┌─ DATASET RECORDS

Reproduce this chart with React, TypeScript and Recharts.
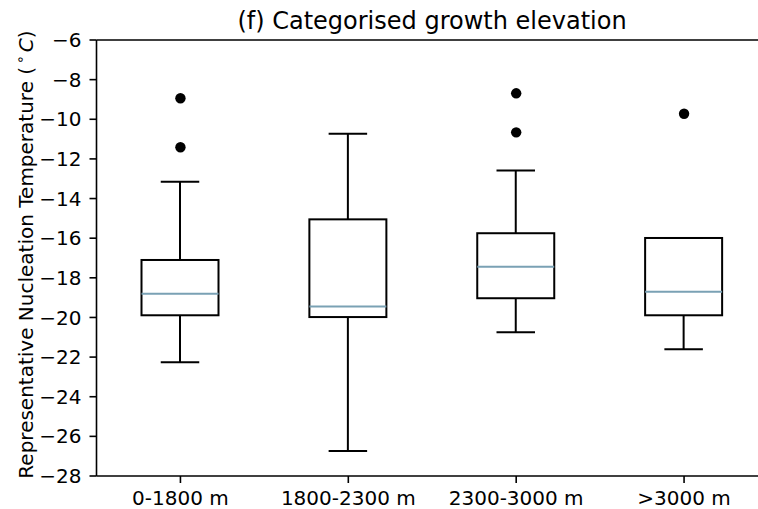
import React from "react";
import { ComposedChart, Bar, Line, XAxis, YAxis, ReferenceLine } from "recharts";

const categories = ["0-1800 m", "1800-2300 m", "2300-3000 m", ">3000 m"];
const whiskerLow = [-22.26, -26.74, -20.75, -21.61];
const q1 = [-19.89, -19.98, -19.03, -19.89];
const median = [-18.8, -19.45, -17.44, -18.7];
const q3 = [-17.1, -15.05, -15.75, -15.99];
const whiskerHigh = [-13.15, -10.73, -12.59, -15.99];
const outlierA = [-8.94, null, -8.69, -9.72];
const outlierB = [-11.41, null, -10.66, null];
const yTicks = [-28, -26, -24, -22, -20, -18, -16, -14, -12, -10, -8, -6];

const data = categories.map((cat, i) => ({
  cat,
  low: whiskerLow[i],
  q1: q1[i],
  med: median[i],
  q3: q3[i],
  high: whiskerHigh[i],
  o1: outlierA[i],
  o2: outlierB[i],
}));

const FONT = "DejaVu Sans";
const MEDIAN_COLOR = "#7aa1b4";

const BoxShape = (props: any) => {
  const { x, y, width, height, payload } = props;
  if (payload == null) return null;
  const { low, high } = payload;
  const pix = (v: number) => y + ((high - v) / (high - low)) * height;
  const cx = x + width / 2;
  const capHalf = width / 4;
  const yq1 = pix(payload.q1);
  const yq3 = pix(payload.q3);
  const ym = pix(payload.med);
  const yl = pix(low);
  const yh = pix(high);
  return (
    <g>
      <line x1={cx} x2={cx} y1={yq3} y2={yh} stroke="#000" strokeWidth={2} />
      <line x1={cx} x2={cx} y1={yq1} y2={yl} stroke="#000" strokeWidth={2} />
      <line x1={cx - capHalf} x2={cx + capHalf} y1={yh} y2={yh} stroke="#000" strokeWidth={2} />
      <line x1={cx - capHalf} x2={cx + capHalf} y1={yl} y2={yl} stroke="#000" strokeWidth={2} />
      <rect x={x} y={yq3} width={width} height={yq1 - yq3} fill="none" stroke="#000" strokeWidth={2} />
      <line x1={x} x2={x + width} y1={ym} y2={ym} stroke={MEDIAN_COLOR} strokeWidth={2} />
    </g>
  );
};

const fmt = (v: number) => String(v).replace("-", "\u2212");

export default function App() {
  return (
    <div style={{ position: "absolute", left: 0, top: 0, width: 758, height: 509, overflow: "hidden", background: "#fff" }}>
      <ComposedChart
        width={780}
        height={509}
        data={data}
        margin={{ top: 40, right: 12, bottom: 0, left: 0 }}
      >
        <XAxis
          dataKey="cat"
          type="category"
          height={33}
          axisLine={{ stroke: "#000", strokeWidth: 1.6 }}
          tickLine={{ stroke: "#000", strokeWidth: 1.6 }}
          tickSize={7}
          tickMargin={8}
          tick={{ fill: "#000", fontSize: 20, fontFamily: FONT }}
          interval={0}
        />
        <YAxis
          type="number"
          domain={[-28, -6]}
          ticks={yTicks}
          width={96.5}
          allowDataOverflow
          axisLine={{ stroke: "#000", strokeWidth: 1.6 }}
          tickLine={{ stroke: "#000", strokeWidth: 1.6 }}
          tickSize={7}
          tickMargin={8}
          tickFormatter={fmt}
          tick={{ fill: "#000", fontSize: 20, fontFamily: FONT }}
        />
        <ReferenceLine y={-6} stroke="#000" strokeWidth={1.6} ifOverflow="extendDomain" />
        <Bar
          dataKey={(d: any) => [d.low, d.high]}
          barSize={77}
          shape={<BoxShape />}
          isAnimationActive={false}
        />
        <Line
          dataKey="o1"
          stroke="none"
          dot={{ r: 5.2, fill: "#000", stroke: "none" }}
          activeDot={false}
          isAnimationActive={false}
        />
        <Line
          dataKey="o2"
          stroke="none"
          dot={{ r: 5.2, fill: "#000", stroke: "none" }}
          activeDot={false}
          isAnimationActive={false}
        />
      </ComposedChart>
      <svg
        width={758}
        height={509}
        style={{ position: "absolute", left: 0, top: 0, pointerEvents: "none" }}
      >
        <text x={432} y={28.5} textAnchor="middle" fontSize={24} fontFamily={FONT} fill="#000">
          (f) Categorised growth elevation
        </text>
        <text
          transform="rotate(-90)"
          x={-254.5}
          y={33}
          textAnchor="middle"
          fontSize={20}
          fontFamily={FONT}
          fill="#000"
        >
          Representative Nucleation Temperature (
          <tspan dx={3} dy={-8} fontSize={14}>{"\u2218"}</tspan>
          <tspan dx={3} dy={8} fontStyle="italic">C</tspan>
          )
        </text>
      </svg>
    </div>
  );
}
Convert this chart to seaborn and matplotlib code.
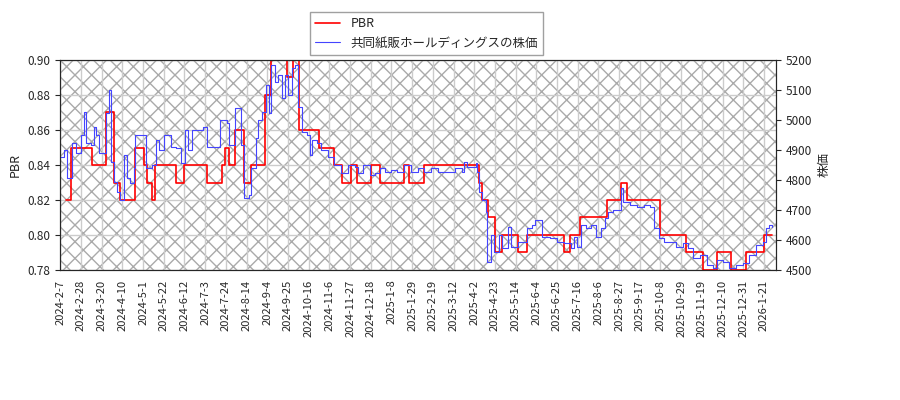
import matplotlib
matplotlib.use('Agg')
import matplotlib.pyplot as plt
import seaborn as sns
import pandas as pd

sns.set_style('white')
plt.rcParams['font.family'] = ['Noto Sans CJK JP', 'DejaVu Sans']

start = pd.Timestamp('2024-02-07')
end_day = 722

# PBR step changes (day offset from 2024-02-07, value)
pbr_days = [6, 11, 32, 46, 54, 61, 76, 85, 88, 93, 96, 117, 126, 149, 164, 167, 171, 177, 186, 193,
            208, 214, 230, 236, 242, 263, 278, 286, 295, 301, 315, 324, 349, 354, 369, 425, 428, 434,
            441, 448, 464, 474, 511, 517, 527, 555, 569, 575, 608, 635, 652, 666, 681, 696, 714]
pbr_vals = [0.82, 0.85, 0.84, 0.87, 0.83, 0.82, 0.85, 0.84, 0.83, 0.82, 0.84, 0.83, 0.84, 0.83, 0.84,
            0.85, 0.84, 0.86, 0.83, 0.84, 0.88, 0.90, 0.89, 0.90, 0.86, 0.85, 0.84, 0.83, 0.84, 0.83,
            0.84, 0.83, 0.84, 0.83, 0.84, 0.83, 0.82, 0.81, 0.79, 0.80, 0.79, 0.80, 0.79, 0.80, 0.81,
            0.82, 0.83, 0.82, 0.80, 0.79, 0.78, 0.79, 0.78, 0.79, 0.80]

# stock price (day offset, yen)
price_points = [
    (0, 4878), (4, 4900), (7, 4806), (12, 4922), (16, 4889), (21, 4950), (24, 5028), (26, 4922),
    (31, 4917), (34, 4978), (36, 4950), (39, 4889), (44, 4889), (46, 5022), (49, 5100), (51, 4861),
    (54, 4794), (58, 4761), (61, 4733), (65, 4883), (68, 4806), (71, 4789), (75, 4839), (76, 4950),
    (83, 4950), (87, 4839), (93, 4850), (97, 4933), (100, 4900), (105, 4950), (112, 4911), (117, 4906),
    (122, 4856), (127, 4967), (130, 4900), (134, 4967), (145, 4978), (149, 4911), (157, 4911),
    (162, 5000), (169, 4989), (171, 4917), (177, 5039), (183, 4917), (186, 4739), (191, 4750),
    (194, 4839), (199, 4939), (201, 5000), (205, 5028), (209, 5117), (212, 5022), (214, 5183),
    (218, 5128), (221, 5150), (225, 5072), (228, 5150), (231, 5083), (235, 5172), (238, 5183),
    (241, 5044), (245, 4961), (250, 4950), (253, 4883), (255, 4933), (260, 4922), (265, 4900),
    (272, 4878), (278, 4850), (285, 4822), (292, 4850), (299, 4844), (302, 4822), (307, 4850),
    (314, 4817), (319, 4822), (324, 4839), (329, 4828), (336, 4833), (342, 4828), (349, 4850),
    (356, 4828), (363, 4839), (369, 4828), (376, 4839), (383, 4828), (393, 4828), (400, 4839),
    (408, 4828), (410, 4861), (413, 4844), (422, 4856), (423, 4828), (425, 4761), (428, 4733),
    (432, 4694), (433, 4528), (437, 4617), (440, 4561), (445, 4617), (448, 4572), (454, 4644),
    (457, 4578), (464, 4594), (470, 4594), (474, 4639), (479, 4650), (482, 4667), (486, 4667),
    (489, 4611), (497, 4606), (504, 4594), (511, 4589), (518, 4572), (521, 4611), (524, 4578),
    (528, 4650), (533, 4639), (538, 4650), (544, 4611), (549, 4639), (553, 4672), (556, 4694),
    (561, 4700), (566, 4700), (569, 4772), (571, 4728), (578, 4717), (585, 4711), (592, 4717),
    (598, 4711), (602, 4639), (607, 4606), (613, 4594), (620, 4594), (625, 4578), (632, 4589),
    (637, 4572), (642, 4539), (649, 4550), (656, 4517), (662, 4506), (666, 4533), (672, 4528),
    (679, 4506), (686, 4517), (693, 4522), (699, 4550), (706, 4583), (713, 4594), (716, 4639),
    (719, 4650), (722, 4644),
]
price_days = [d for d, _ in price_points]
price_vals = [v for _, v in price_points]

pbr_df = pd.DataFrame({'date': start + pd.to_timedelta(pbr_days + [end_day], unit='D'),
                       'pbr': pbr_vals + [pbr_vals[-1]]})
price_df = pd.DataFrame({'date': start + pd.to_timedelta(price_days, unit='D'), 'price': price_vals})

fig = plt.figure(figsize=(9, 4), dpi=100)
ax1 = fig.add_axes([0.067, 0.325, 0.795, 0.525])
ax2 = ax1.twinx()

ax1.patch.set_facecolor('white')
ax1.patch.set_hatch('xx')
ax1.patch.set_edgecolor('#aaaaaa')
ax1.patch.set_linewidth(0)

l1, = ax1.step(pbr_df['date'], pbr_df['pbr'], where='post', color='red', lw=1.2, label='PBR')
sns.lineplot(data=price_df, x='date', y='price', ax=ax2, color='#4444ff', lw=0.8,
             drawstyle='steps-post', legend=False)
l2 = ax2.get_lines()[0]

ax1.set_xlim(start, start + pd.Timedelta(days=end_day + 4))
ax1.set_ylim(0.78, 0.90)
ax2.set_ylim(4500, 5200)
yt = [0.78, 0.80, 0.82, 0.84, 0.86, 0.88, 0.90]
ax1.set_yticks(yt)
ax1.set_yticklabels([f'{v:.2f}' for v in yt])
ax2.set_yticks(range(4500, 5201, 100))

ticks = pd.date_range(start, start + pd.Timedelta(days=end_day), freq='21D')
ax1.set_xticks(ticks)
ax1.set_xticklabels([f'{t.year}-{t.month}-{t.day}' for t in ticks], rotation=90, fontsize=8)
ax1.tick_params(axis='y', labelsize=8.5)
ax2.tick_params(axis='y', labelsize=8.5)
ax1.grid(True, color='#cccccc', lw=1)
ax1.set_ylabel('PBR', fontsize=9)
ax2.set_ylabel('株価', fontsize=9)
ax2.set_xlabel('')
ax1.set_xlabel('')

fig.legend([l1, l2], ['PBR', '共同紙販ホールディングスの株価'], loc='upper left',
           bbox_to_anchor=(0.338, 0.985), fontsize=9, fancybox=False, edgecolor='#888888')

fig.savefig('out.png', dpi=100)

└─

From the first line above through the line containing "const fmt = (v: number)", copy everything exactly, without the pictures.

WORKED SOLUTION.
Reproduce this chart with React, TypeScript and Recharts.
import React from "react";
import { ComposedChart, Bar, Line, XAxis, YAxis, ReferenceLine } from "recharts";

const categories = ["0-1800 m", "1800-2300 m", "2300-3000 m", ">3000 m"];
const whiskerLow = [-22.26, -26.74, -20.75, -21.61];
const q1 = [-19.89, -19.98, -19.03, -19.89];
const median = [-18.8, -19.45, -17.44, -18.7];
const q3 = [-17.1, -15.05, -15.75, -15.99];
const whiskerHigh = [-13.15, -10.73, -12.59, -15.99];
const outlierA = [-8.94, null, -8.69, -9.72];
const outlierB = [-11.41, null, -10.66, null];
const yTicks = [-28, -26, -24, -22, -20, -18, -16, -14, -12, -10, -8, -6];

const data = categories.map((cat, i) => ({
  cat,
  low: whiskerLow[i],
  q1: q1[i],
  med: median[i],
  q3: q3[i],
  high: whiskerHigh[i],
  o1: outlierA[i],
  o2: outlierB[i],
}));

const FONT = "DejaVu Sans";
const MEDIAN_COLOR = "#7aa1b4";

const BoxShape = (props: any) => {
  const { x, y, width, height, payload } = props;
  if (payload == null) return null;
  const { low, high } = payload;
  const pix = (v: number) => y + ((high - v) / (high - low)) * height;
  const cx = x + width / 2;
  const capHalf = width / 4;
  const yq1 = pix(payload.q1);
  const yq3 = pix(payload.q3);
  const ym = pix(payload.med);
  const yl = pix(low);
  const yh = pix(high);
  return (
    <g>
      <line x1={cx} x2={cx} y1={yq3} y2={yh} stroke="#000" strokeWidth={2} />
      <line x1={cx} x2={cx} y1={yq1} y2={yl} stroke="#000" strokeWidth={2} />
      <line x1={cx - capHalf} x2={cx + capHalf} y1={yh} y2={yh} stroke="#000" strokeWidth={2} />
      <line x1={cx - capHalf} x2={cx + capHalf} y1={yl} y2={yl} stroke="#000" strokeWidth={2} />
      <rect x={x} y={yq3} width={width} height={yq1 - yq3} fill="none" stroke="#000" strokeWidth={2} />
      <line x1={x} x2={x + width} y1={ym} y2={ym} stroke={MEDIAN_COLOR} strokeWidth={2} />
    </g>
  );
};

const fmt = (v: number) => String(v).replace("-", "\u2212");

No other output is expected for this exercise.